Some members of Congress are calling it the "Great Chicken Flap," but none of the participants in the dispute is cackling.

The flap started when Sen. William S. Cohen (R-Maine) learned that some of his colleagues had forwarded letters from their constituents to the Department of Housing and Urban Development, protesting a proposed $500,000 Urban Development Action Grant for Lewiston, Maine. If approved, the grant would help Lewiston reopen a poultry plant that closed last spring when its operating company went bust, costing the city 250 jobs.

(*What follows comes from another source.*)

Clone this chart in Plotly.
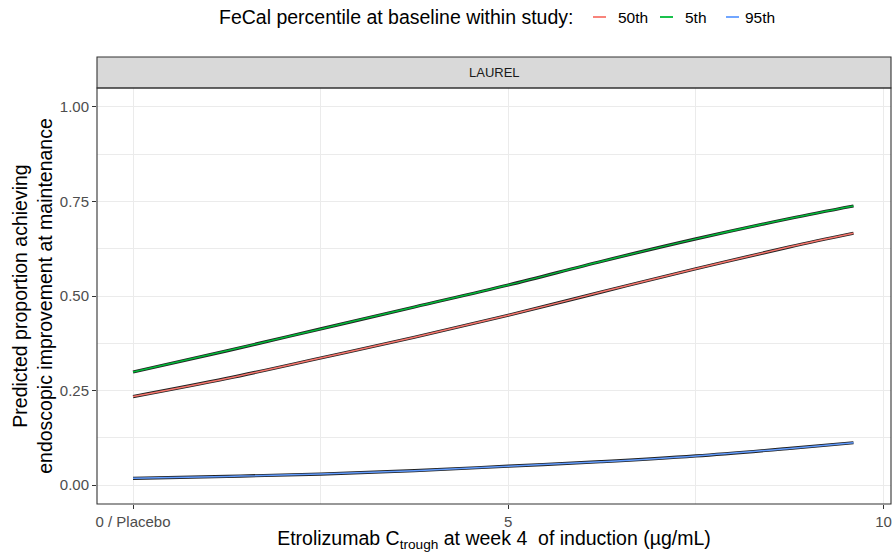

The letters were prompted by the National Broiler Council, which represents three-fourths of the poultry producers in the nation and doesn't believe the chicken market needs any more competition.

"I have never in my nine years in Congress witnessed such an intervention . . . to defeat a project wholly outside the borders of their states or districts," Cohen squawked in an angry floor speech.

While Cohen refused to name his letter-writing peers, HUD said it had received comments from Reps. Trent Lott (R-Miss.), Bo Ginn (D-Ga.), Jack T. Brinkley (D-Ga.), Wyche Fowler Jr. (D-Ga.), G. V. (Sonny) Montgomery (D-Miss.), John P. Hammerschmidt (R-Ark.) and Sens. Howell Heflin (D-Ala.) and Thad Cochran (R-Miss.).

Cohen accused his colleagues of trying to make the "prosperity of one region contingent on the suffering of another." He also introduced legislation to strip the council of its tax-exempt status--a move, he said, that would teach it a lesson.

HUD spokesman Jack Flynn, meanwhile, claimed the congressional letters really won't make any difference when HUD makes a decision about the grant this fall. The grant process, he said, is designed to be politics-proof.